В толстовской пьесе «Орел и орлица» в сцене прощания князя Курбского с женой есть фраза о сыновьях: «Заставят их отречься от меня, проклясть отца, — пусть проклянут, этот грех им простится, лишь бы живы были» (ПСС-10: 473). Должно быть, Толстой продумал, что делать его собственным сыновьям в случае его ареста, и оставлял указания.
Первая часть в переработанном до неузнаваемости виде была поставлена в Малом театре (кстати — с музыкой Ю. Шапорина). Однако постановку окружала аура неудачи: артист Хмелев умер во время генеральной репетиции, в гриме Ивана Грозного. Тем не менее спектакль в октябре 1944 года был закончен. Однако угодить тирану Толстой все же не сумел. Сталин с премьеры ушел разъяренный. Толстой был слишком болен и в театре не был. Пьесу продолжали переделывать, уже не спрашивая Толстого, новая премьера прошла после его смерти (23 февраля 1945 года), но после ряда отрицательных рецензий пьеса была снята с репертуара.
Проект гигантского судилища над писателями был спущен на тормозах, и Толстой умер не от пули в затылок в подвале, а от рака легких в своей постели, лауреатом и орденоносцем.
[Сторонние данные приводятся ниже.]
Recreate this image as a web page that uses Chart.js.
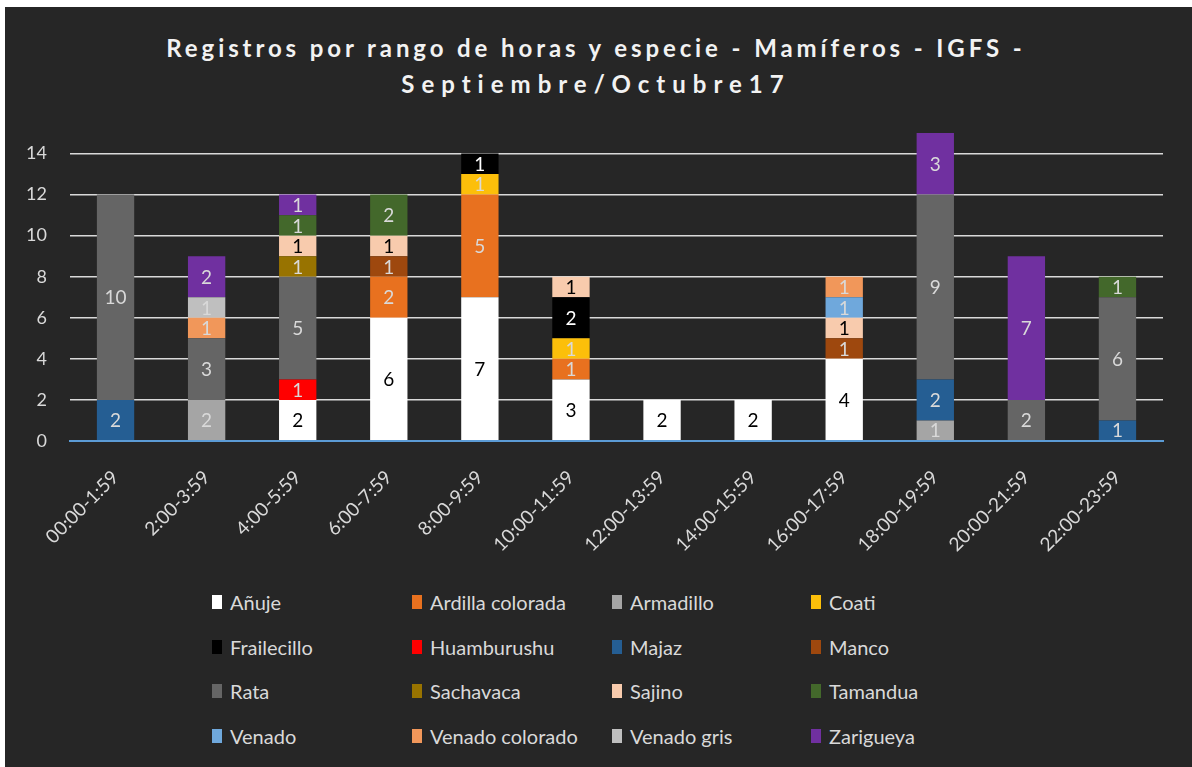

Вторую часть «Ивана Грозного» поставили в 1946 году во МХАТе, также без особого успеха.
Власть не поддержала толстовскую концепцию, несмотря на всю ее патриотическую сервильность, именно потому, что Толстой, вопреки сталинской цензуре и самоцензуре, все равно повернул своего Ивана чересчур интимной стороной, сделал его слишком не чуждым человеческим страстям и отсюда по-розановски вывел крайности его политического поведения. Эта отягощенность толстовского царя «женолюбием» неизменно раздражала власть. «Этого она не заказывала» — она заказывала переосмысление политики Грозного в нужном духе, применимое к современности. Сталину следовало бы заказать пьесу об Иване Грозном не Толстому, а Михалкову: получилось бы: «Но Грозный видел далеко, / На много лет вперед». Перенесение чувств Грозного на его современного прототипа, запрограммированное пьесой, было совершенно Сталину не нужно. Ведь оно могло приводить на ум сюжеты и вовсе неудобомыслимые, например историю Аллилуевой.
Меньше чем через год после смерти Толстого Ахматова интригующе рассказала о своем противоречивом притяжении-отталкивании от Толстого Исайе Берлину, возвестив об этих отношениях как о своей победе, плоды которой она пожать отказалась. Возможно ли, что она желала привлечь внимание к очередному своему «зеркалу», Анне Вяземской, потому что сходство этой героини с оригиналом читатели так и не заметили — не прочли, или побоялись заметить, или не сочли нужным?